Y, ciertamente, si la persona humana enclaustra su razón en el estrecho y cerrado recinto de la experiencia empírica de los puros sentidos, y si se resiste a abrirse al espacio luminoso, y trascendente de la verdad, sin miedo a la luz de la fe y, por ello, a la verdad del Logos de Dios, del Dios que es amor, como ha comentado reiteradamente nuestro Santo Padre Benedicto XVI, desde su encíclica de la Navidad del año pasado, hasta su lección académica del 12 de septiembre pasado en la Universidad de Ratisbona, entonces sucumbirá ante el enigma terrible de la muerte, incapaz de explicarla intelectualmente, e impotente para afrontarla vitalmente con la fuerza interior de la esperanza y con la apuesta decidida por el amor, cuando ella pasa sigilosa o clamorosamente a nuestro lado o viene directamente a nuestro encuentro.
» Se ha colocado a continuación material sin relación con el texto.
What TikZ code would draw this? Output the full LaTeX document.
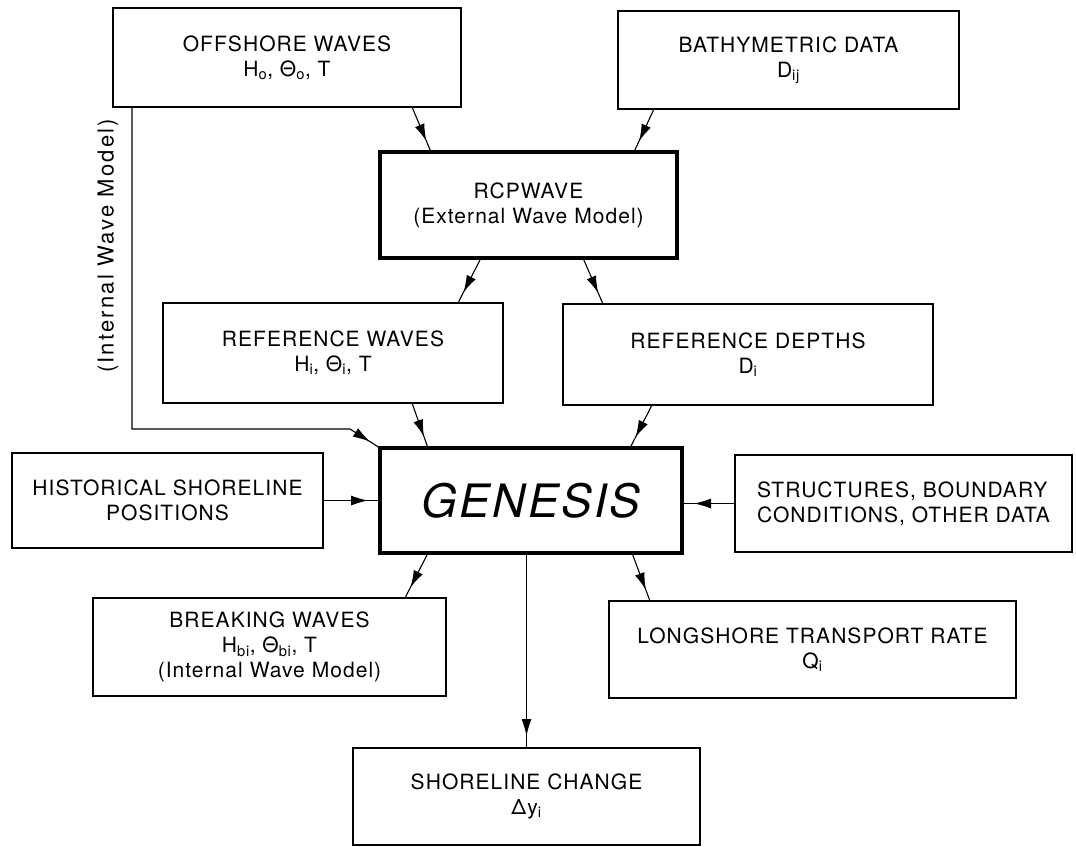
\documentclass[tikz,border=0pt]{standalone}
\usepackage{fontspec}
\setmainfont{TeX Gyre Heros}[LetterSpace=5]
\usetikzlibrary{arrows.meta,decorations.markings}

\tikzset{
  box/.style={draw, line width=2pt, inner sep=0pt, outer sep=0pt, align=center,
    font=\fontsize{21}{25}\selectfont},
  model/.style={box, line width=4.5pt},
  flow/.style={line width=1.1pt, postaction={decorate},
    decoration={markings, mark=at position -12pt with {\arrow{Latex[length=17pt,width=10pt]}}}}
}

\begin{document}
\begin{tikzpicture}[x=1pt,y=-1pt]
  \useasboundingbox (0,0) rectangle (1076,846);
  % inputs
  \node[box, minimum width=348, minimum height=99] (offshore) at (287,57.5)
    {OFFSHORE WAVES\\H\textsubscript{o}, Θ\textsubscript{o}, T};
  \node[box, minimum width=341, minimum height=98] (bathy) at (788.5,60)
    {BATHYMETRIC DATA\\D\textsubscript{ij}};
  \node[model, minimum width=297, minimum height=106] (rcp) at (528.5,205)
    {RCPWAVE\\(External Wave Model)};
  \node[box, minimum width=340, minimum height=100] (refwaves) at (333,353)
    {REFERENCE WAVES\\H\textsubscript{i}, Θ\textsubscript{i}, T};
  \node[box, minimum width=370, minimum height=101] (refdepths) at (748,354.5)
    {REFERENCE DEPTHS\\D\textsubscript{i}};
  % model
  \node[model, minimum width=302, minimum height=105,
    font=\fontsize{46}{50}\selectfont\itshape] (genesis) at (531,500.5) {GENESIS};
  \node[box, minimum width=311, minimum height=95] (hist) at (167.5,500.5)
    {HISTORICAL SHORELINE\\POSITIONS};
  \node[box, minimum width=337, minimum height=97, align=left] (struct) at (903.5,503.5)
    {STRUCTURES, BOUNDARY\\CONDITIONS, OTHER DATA};
  % outputs
  \node[box, minimum width=353, minimum height=98] (breaking) at (269.5,647)
    {BREAKING WAVES\\H\textsubscript{bi}, Θ\textsubscript{bi}, T\\(Internal Wave Model)};
  \node[box, minimum width=407, minimum height=97] (longshore) at (812.5,649.5)
    {LONGSHORE TRANSPORT RATE\\Q\textsubscript{i}};
  \node[box, minimum width=347, minimum height=97] (change) at (526.5,796.5)
    {SHORELINE CHANGE\\Δy\textsubscript{i}};
  \node[rotate=90, font=\fontsize{22}{25}\selectfont\addfontfeatures{LetterSpace=10}]
    (internal) at (108,246) {(Internal Wave Model)};
  \coordinate (bend) at (350,429);

  % connectors
  \draw[flow] ([xshift=125pt]offshore.south) -- ([xshift=-97.5pt]rcp.north);
  \draw[flow] ([xshift=-134.5pt]bathy.south) -- ([xshift=105.5pt]rcp.north);
  \draw[flow] ([xshift=-47.5pt]rcp.south) -- ([xshift=125pt]refwaves.north);
  \draw[flow] ([xshift=54.5pt]rcp.south) -- ([xshift=-145pt]refdepths.north);
  \draw[flow] ([xshift=79pt]refwaves.south) -- ([xshift=-103pt]genesis.north);
  \draw[flow] ([xshift=-96pt]refdepths.south) -- ([xshift=99pt]genesis.north);
  \draw[flow] ([xshift=-155pt]offshore.south) |- (bend) -- (genesis.north west);
  \draw[flow] (hist.east) -- (genesis.west);
  \draw[flow] (struct.west) -- (struct.west -| genesis.east);
  \draw[flow] ([xshift=-103pt]genesis.south) -- ([xshift=135.5pt]breaking.north);
  \draw[flow] ([xshift=101pt]genesis.south) -- ([xshift=-162.5pt]longshore.north);
  \draw[flow] (change.north |- genesis.south) -- (change.north);
\end{tikzpicture}
\end{document}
Ante el misterio de la muerte, la razón, iluminada por la fe cristiana, proclama y enseña la verdad del Misterio de la Vida.
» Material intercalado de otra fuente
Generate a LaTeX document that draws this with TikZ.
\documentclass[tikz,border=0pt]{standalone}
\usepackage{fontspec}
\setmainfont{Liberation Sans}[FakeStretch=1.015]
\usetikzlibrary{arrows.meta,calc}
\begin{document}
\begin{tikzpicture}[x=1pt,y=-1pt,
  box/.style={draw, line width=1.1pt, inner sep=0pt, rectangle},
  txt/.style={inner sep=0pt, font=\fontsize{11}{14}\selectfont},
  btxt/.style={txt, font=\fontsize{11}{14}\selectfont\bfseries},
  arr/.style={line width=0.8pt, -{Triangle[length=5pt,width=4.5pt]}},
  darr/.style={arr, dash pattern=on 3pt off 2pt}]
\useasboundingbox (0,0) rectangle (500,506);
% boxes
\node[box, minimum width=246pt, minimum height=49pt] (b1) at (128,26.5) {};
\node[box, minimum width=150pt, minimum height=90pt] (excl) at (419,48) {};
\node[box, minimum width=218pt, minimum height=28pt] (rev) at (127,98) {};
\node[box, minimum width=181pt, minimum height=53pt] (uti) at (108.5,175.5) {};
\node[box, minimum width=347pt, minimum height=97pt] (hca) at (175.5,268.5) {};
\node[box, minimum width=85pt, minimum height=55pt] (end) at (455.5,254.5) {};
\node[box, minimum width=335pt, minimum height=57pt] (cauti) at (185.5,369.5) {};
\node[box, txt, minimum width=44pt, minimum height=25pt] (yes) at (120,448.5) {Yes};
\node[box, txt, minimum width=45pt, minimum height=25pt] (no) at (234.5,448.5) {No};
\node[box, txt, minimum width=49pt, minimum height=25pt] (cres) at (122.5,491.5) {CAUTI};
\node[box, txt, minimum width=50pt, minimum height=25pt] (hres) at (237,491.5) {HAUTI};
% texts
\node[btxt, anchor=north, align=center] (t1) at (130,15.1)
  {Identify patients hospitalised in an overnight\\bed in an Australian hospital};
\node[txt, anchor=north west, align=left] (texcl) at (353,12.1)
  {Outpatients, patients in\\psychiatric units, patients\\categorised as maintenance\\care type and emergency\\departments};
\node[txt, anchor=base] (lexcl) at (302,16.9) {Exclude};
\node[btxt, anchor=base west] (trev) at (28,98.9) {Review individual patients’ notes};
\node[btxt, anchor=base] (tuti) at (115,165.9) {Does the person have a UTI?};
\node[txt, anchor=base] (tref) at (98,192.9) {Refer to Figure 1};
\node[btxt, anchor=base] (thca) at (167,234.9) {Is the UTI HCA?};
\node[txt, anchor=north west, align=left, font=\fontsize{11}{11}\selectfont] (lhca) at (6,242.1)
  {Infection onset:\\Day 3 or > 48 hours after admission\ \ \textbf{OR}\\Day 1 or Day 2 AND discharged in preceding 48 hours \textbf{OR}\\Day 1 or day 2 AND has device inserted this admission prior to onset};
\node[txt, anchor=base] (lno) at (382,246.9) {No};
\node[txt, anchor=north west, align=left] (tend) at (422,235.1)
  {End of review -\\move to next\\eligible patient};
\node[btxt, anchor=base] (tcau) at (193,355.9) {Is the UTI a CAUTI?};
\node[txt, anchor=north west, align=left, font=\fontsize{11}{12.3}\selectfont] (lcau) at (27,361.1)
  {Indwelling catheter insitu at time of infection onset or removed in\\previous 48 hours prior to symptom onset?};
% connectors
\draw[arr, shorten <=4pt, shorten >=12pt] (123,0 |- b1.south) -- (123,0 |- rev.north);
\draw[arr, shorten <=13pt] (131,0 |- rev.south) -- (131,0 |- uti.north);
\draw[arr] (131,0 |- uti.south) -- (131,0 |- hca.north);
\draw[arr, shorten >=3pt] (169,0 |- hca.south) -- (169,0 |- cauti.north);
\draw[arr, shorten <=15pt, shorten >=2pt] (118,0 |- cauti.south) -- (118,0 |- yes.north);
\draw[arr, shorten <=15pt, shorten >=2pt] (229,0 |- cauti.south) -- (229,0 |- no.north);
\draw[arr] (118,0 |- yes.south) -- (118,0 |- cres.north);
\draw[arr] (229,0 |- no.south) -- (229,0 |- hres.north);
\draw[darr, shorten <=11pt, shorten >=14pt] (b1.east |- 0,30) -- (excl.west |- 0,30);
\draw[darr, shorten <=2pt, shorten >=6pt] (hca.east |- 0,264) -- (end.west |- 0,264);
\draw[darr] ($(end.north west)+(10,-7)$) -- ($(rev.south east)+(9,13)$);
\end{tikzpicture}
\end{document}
La esperanza, mayor que la tristeza

Sí, con nuestra celebración del Sacramento por excelencia de esa victoria pascual de Cristo estamos afirmando con la grandeza y, a la vez, la humildad de nuestra plegaria eucarística, que nuestra esperanza es mayor que nuestra tristeza, que nuestro amor es mayor que nuestros olvidos egoístas y nuestras comunes indiferencias al orar por ella, nuestra hermana Loyola, a quien el Señor llamó a su presencia para que pueda ser, para siempre y eternamente, hija del Padre que nos dio a su Hijo, a fin de que podamos vivir aquí en la peregrinación de la Historia y, finalmente, en la patria del cielo como hijos de la familia definitiva y gloriosa de los Hijos de Dios.
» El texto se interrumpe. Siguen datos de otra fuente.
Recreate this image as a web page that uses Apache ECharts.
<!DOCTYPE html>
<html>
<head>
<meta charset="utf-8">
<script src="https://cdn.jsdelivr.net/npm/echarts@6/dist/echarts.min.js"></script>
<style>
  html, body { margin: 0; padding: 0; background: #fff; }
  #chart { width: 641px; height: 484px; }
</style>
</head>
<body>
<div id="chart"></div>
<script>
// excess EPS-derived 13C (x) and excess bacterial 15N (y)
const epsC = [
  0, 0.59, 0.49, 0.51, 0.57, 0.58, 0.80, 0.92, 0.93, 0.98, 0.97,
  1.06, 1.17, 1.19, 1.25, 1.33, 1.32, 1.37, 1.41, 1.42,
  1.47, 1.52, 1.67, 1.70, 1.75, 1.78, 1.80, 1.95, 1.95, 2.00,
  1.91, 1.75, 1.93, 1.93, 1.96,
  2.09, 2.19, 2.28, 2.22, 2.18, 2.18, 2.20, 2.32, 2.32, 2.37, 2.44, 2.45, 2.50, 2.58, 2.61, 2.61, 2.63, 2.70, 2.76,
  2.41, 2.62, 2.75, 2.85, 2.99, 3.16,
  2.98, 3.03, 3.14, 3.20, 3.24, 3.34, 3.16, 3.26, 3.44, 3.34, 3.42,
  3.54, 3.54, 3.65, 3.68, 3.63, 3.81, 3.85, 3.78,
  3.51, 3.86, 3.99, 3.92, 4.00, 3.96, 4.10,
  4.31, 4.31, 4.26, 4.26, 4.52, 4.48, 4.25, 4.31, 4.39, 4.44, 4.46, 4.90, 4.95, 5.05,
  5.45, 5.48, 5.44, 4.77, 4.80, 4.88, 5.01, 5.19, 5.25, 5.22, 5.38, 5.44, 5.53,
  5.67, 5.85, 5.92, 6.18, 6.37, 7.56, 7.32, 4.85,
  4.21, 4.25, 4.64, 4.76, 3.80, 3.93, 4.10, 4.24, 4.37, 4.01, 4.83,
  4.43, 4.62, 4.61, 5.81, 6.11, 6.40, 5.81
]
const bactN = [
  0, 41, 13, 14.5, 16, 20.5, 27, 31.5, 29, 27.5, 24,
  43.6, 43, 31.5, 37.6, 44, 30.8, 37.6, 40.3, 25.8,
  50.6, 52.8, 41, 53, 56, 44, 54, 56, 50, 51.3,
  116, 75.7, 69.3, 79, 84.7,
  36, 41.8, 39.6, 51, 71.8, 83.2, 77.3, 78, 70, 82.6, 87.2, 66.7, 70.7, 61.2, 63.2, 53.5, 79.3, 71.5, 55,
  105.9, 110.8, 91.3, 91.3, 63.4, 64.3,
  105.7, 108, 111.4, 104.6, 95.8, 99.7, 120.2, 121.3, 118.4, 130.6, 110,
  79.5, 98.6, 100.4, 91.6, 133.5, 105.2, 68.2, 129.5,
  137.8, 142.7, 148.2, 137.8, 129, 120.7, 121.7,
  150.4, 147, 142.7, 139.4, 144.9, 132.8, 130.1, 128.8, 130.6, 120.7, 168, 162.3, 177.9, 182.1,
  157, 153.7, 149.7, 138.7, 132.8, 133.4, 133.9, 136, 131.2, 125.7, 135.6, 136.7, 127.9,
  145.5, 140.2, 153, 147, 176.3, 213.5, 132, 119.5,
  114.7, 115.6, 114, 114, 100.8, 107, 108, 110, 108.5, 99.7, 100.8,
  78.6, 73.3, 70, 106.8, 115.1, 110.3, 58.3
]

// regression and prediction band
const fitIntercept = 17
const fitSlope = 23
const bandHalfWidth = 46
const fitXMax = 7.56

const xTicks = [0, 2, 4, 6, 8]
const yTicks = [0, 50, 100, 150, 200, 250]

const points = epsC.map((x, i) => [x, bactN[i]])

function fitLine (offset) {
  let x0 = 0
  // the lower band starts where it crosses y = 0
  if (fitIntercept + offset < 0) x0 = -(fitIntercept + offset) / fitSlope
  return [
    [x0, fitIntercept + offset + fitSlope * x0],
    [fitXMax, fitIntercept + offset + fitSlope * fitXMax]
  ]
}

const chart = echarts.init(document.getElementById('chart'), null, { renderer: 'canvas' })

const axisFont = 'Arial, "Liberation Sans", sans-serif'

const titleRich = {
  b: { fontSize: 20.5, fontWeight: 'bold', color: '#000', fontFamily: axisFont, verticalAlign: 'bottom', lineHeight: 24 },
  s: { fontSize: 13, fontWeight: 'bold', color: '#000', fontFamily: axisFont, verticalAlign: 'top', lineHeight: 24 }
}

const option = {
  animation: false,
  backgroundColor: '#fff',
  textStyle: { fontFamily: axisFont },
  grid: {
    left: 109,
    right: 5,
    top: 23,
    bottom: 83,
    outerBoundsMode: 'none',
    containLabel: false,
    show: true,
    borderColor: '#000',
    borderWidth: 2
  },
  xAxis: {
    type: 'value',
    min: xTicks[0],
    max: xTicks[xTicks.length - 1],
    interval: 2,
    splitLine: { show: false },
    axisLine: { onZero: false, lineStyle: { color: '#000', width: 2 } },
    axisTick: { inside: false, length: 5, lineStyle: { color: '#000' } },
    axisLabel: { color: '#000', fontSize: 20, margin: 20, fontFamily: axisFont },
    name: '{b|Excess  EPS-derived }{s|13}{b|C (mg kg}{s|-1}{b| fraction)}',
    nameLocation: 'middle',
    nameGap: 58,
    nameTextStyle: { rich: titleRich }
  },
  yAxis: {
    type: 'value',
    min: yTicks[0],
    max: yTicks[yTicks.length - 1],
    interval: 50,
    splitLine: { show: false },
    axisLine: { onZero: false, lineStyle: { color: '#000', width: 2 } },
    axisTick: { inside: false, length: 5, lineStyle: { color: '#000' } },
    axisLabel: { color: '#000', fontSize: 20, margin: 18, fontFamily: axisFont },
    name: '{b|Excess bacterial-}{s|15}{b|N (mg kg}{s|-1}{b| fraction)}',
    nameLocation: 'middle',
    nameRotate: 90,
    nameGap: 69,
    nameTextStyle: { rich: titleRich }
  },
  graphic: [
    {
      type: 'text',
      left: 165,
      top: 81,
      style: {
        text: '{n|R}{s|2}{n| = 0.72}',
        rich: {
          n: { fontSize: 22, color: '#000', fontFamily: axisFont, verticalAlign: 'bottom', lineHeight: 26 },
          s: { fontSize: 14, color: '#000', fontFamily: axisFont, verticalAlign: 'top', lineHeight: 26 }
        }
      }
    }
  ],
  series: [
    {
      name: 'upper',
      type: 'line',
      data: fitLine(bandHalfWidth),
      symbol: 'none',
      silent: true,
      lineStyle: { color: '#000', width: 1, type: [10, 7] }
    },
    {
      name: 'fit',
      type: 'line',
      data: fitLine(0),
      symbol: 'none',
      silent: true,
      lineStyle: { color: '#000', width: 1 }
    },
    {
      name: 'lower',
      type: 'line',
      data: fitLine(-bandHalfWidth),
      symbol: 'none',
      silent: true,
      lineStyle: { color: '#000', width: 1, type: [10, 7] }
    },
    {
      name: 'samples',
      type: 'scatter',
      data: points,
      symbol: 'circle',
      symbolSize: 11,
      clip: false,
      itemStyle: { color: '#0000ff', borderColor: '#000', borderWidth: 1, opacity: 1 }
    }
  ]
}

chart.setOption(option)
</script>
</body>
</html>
En la tarde de la Vida seremos examinados del amor, recordaba bellamente san Juan de la Cruz, y el gran director de almas que fue san Ignacio de Loyola termina la cuarta y última Semana de sus Ejercicios espirituales con una meditación para contemplar amor. Hoy, nosotros, con la certeza de la esperanza cristiana y con la oración de súplica, compartida amorosamente en esta Eucaristía por nuestra hermana Loyola de Palacio, unimos nuestros corazones en una plegaria ferviente: ¡que su respuesta al Señor, la de su vida y la de su muerte, haya sido una respuesta de amor!
¿Y cómo no vamos a esperar confiadamente, apoyados en la oración suplicante, en que la Virgen Santísima la haya visitado en el día de su muerte, la haya presentado y acompañado, junto con su Hijo Jesucristo, en el paso definitivo a la Casa del Padre?”